Это был четверг накануне Масленицы. По четвергам Тереховы топили баню. Сначала мылись баба Лена с дедом Андреем. Потом Ольга. Потом Пашка с Митей. Потом мама мыла меня.


Время было тяжелое. Каждый вечер наши хозяева и мама сидели около репродуктора, слушая последние известия. Вести по радио были безрадостные. Хотя немцев остановили под Москвой, они подошли к самой Волге, к Сталинграду, захватили половину России, Белоруссию, Украину, Крым и часть Кавказа. От папы из госпиталя пришло письмо. Он был ранен в плечо осколком противотанковой мины. От Тереховых-сыновей редко-редко приходили весточки.

И всё же в нашей избе праздновали Масленицу. Баба Лена напекла блинов. Пригласила к столу маму и меня. Я никогда не едал таких вкусных и красивых блинов. Может быть, они показались особенными оттого, что и хлеба доставалось не всласть. В горнице посредине стола красовалась большая тарелка с высокой горкой широченных золотисто-белых блинов. Баба Лена пекла на кухне последние блины, ловко смазывая сковородку заячьей лапкой, смоченной расплавленным маслом. Потом уселись за стол. Надо было брать блин, поливать его медом и маслом, складывать вчетверо и откусывать. Запивали блины молоком с сушеной малиной. Корова Манька снова начала доиться как раз перед Масленицей.

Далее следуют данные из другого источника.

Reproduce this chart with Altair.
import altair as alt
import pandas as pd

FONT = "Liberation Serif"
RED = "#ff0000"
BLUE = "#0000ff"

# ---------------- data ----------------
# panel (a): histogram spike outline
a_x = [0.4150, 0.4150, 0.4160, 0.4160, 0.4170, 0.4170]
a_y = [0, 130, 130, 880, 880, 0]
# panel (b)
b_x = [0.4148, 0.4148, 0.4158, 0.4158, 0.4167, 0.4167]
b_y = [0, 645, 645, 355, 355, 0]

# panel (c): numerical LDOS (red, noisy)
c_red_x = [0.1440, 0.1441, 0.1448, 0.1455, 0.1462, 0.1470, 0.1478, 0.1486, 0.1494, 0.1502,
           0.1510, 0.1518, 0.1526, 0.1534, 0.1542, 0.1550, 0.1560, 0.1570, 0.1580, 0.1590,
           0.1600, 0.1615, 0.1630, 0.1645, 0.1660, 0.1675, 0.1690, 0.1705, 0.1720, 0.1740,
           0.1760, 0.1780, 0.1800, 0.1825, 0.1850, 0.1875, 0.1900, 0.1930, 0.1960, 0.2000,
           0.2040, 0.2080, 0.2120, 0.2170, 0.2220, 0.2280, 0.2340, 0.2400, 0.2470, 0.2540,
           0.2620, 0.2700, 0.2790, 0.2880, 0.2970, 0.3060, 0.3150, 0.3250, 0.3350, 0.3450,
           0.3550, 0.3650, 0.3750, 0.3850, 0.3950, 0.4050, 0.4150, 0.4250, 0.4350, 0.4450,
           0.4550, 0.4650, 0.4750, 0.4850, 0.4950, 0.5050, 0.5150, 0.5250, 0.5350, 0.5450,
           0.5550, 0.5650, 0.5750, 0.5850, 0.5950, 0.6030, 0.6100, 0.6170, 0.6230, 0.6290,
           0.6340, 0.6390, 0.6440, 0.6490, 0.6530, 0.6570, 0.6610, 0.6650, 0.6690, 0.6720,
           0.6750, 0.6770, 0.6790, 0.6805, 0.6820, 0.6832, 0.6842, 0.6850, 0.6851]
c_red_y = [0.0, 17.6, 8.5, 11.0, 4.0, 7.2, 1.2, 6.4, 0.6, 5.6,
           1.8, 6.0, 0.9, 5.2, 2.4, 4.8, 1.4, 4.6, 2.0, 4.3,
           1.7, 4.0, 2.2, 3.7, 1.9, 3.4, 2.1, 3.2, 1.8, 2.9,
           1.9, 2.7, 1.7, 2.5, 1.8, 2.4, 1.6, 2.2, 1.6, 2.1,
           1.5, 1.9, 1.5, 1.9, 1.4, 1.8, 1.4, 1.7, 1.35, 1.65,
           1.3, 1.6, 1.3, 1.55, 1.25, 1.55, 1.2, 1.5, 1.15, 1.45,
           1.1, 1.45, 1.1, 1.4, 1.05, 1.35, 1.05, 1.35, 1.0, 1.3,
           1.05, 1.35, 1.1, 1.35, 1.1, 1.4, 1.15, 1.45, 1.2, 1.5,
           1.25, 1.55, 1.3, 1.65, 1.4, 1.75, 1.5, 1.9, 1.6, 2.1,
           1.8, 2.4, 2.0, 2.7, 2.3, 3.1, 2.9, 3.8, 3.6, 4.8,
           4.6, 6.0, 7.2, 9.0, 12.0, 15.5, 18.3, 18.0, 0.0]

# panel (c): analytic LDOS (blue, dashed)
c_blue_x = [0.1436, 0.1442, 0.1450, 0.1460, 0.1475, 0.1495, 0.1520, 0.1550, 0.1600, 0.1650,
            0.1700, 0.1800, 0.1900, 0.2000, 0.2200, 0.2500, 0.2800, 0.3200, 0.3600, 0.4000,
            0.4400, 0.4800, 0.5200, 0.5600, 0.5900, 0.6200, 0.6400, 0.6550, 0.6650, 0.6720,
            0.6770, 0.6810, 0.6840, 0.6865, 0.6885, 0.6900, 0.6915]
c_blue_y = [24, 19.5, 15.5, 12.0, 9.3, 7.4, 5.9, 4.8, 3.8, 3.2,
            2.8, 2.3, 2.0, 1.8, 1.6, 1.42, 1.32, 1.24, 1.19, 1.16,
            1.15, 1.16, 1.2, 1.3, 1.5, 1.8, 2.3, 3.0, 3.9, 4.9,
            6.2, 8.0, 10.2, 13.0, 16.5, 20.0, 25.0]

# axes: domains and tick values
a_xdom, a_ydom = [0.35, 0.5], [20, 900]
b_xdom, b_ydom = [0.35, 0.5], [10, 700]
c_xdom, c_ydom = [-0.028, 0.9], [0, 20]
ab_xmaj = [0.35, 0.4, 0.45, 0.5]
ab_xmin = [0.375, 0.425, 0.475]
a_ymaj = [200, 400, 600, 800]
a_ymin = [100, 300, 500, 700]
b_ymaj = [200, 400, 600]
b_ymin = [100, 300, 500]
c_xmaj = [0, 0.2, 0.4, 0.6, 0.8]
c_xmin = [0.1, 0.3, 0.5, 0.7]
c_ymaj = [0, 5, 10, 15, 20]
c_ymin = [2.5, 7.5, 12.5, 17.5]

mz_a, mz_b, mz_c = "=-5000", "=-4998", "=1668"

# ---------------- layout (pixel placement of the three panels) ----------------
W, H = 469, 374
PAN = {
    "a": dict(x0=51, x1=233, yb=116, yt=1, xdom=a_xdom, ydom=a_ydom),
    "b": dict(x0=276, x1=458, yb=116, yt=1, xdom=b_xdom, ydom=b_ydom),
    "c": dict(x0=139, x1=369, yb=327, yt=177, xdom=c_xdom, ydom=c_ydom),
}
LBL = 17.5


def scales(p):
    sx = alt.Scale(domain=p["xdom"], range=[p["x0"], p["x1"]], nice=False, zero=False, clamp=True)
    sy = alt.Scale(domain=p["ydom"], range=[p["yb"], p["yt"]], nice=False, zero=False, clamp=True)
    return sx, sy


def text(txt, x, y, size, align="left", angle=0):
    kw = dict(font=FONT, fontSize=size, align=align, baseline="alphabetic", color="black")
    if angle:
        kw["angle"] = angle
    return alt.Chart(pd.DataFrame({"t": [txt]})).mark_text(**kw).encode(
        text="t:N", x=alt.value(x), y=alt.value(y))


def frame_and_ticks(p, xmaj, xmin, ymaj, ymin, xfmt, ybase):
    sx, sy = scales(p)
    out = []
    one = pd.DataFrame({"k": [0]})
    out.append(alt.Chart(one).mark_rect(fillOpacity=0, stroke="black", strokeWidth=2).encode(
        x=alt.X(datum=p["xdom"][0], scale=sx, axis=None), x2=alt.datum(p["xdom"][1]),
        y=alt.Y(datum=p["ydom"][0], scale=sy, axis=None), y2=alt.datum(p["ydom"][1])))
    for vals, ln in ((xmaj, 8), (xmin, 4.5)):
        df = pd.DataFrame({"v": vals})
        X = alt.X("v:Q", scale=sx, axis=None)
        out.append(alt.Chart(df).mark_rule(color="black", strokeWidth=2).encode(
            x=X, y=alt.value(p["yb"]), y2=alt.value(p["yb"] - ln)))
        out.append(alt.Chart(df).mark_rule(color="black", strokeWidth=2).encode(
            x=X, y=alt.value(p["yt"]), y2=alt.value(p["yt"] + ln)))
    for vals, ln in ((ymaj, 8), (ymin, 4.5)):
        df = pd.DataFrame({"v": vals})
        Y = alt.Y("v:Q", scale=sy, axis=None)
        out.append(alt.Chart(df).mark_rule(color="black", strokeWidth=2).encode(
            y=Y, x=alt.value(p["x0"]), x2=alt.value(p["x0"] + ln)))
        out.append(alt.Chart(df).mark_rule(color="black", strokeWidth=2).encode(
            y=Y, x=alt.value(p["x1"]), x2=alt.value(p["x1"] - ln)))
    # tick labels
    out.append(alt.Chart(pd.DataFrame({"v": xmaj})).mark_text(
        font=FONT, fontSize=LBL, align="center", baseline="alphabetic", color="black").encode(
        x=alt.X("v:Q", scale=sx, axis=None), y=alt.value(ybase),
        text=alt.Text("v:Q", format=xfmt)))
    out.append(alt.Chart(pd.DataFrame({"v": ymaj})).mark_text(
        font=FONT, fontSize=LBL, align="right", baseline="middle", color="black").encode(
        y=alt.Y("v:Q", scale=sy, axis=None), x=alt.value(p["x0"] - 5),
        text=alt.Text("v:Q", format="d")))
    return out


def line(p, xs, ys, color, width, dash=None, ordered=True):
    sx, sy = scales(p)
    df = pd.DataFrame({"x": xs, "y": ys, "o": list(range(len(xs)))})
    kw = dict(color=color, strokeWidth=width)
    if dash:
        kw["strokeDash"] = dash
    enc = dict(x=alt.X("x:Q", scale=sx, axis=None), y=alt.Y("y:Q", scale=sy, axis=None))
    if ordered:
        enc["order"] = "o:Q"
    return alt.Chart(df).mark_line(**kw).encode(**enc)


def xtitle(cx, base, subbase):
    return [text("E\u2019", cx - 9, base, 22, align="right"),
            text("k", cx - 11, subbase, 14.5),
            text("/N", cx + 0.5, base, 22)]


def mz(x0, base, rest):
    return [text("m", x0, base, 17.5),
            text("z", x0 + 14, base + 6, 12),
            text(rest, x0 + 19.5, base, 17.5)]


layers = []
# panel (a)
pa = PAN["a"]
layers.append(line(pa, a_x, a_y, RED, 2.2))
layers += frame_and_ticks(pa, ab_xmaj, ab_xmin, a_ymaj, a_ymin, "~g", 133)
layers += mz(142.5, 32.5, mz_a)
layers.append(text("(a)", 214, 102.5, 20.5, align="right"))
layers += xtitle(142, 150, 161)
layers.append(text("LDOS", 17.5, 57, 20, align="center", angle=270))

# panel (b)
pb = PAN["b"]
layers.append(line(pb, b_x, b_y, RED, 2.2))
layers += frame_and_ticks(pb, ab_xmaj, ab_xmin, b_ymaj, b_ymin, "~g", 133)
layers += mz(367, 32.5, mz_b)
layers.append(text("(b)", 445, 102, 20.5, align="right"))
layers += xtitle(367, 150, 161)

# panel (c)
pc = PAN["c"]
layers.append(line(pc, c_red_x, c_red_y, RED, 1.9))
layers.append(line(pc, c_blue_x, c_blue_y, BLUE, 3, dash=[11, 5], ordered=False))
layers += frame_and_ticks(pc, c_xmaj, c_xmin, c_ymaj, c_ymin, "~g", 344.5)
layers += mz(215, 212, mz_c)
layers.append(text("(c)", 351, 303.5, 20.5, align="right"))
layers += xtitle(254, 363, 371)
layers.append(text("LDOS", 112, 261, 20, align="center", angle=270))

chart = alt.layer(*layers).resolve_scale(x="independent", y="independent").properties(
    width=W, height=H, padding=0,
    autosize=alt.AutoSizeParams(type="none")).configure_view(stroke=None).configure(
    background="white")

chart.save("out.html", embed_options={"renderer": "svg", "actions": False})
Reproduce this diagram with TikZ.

Теперь, когда со времени эвакуации прошло больше полувека, я задумываюсь над разительными переменами, произошедшими с моей мамой в годы войны. Обо мне говорить нечего. Я впитывал новую жизнь, как новорожденный — молоко. От любой матери он будет пить и развиваться будет на любом молоке. А вот мама — как она? Мама оцепенела от ежеминутного страха за папу, за своего отца, за братьев, сестер, племянников. Все внешние события, не связанные с ее главной болью и думой, проходили мимо. Мир счастья был разрушен войной. Мы оказались в новом мире эвакуационного быта. Мама воспринимала этот новый мир безропотно и отрешенно. Только этим могу я объяснить мамино безразличие к моему по-детски активному участию в деревенских православных праздниках. Если что-то еврейское и было заложено во мне бабушкой и дедушкой, все развеялось уральскими вьюгами, все растворилось в потоке новых слов, предметов, обычаев.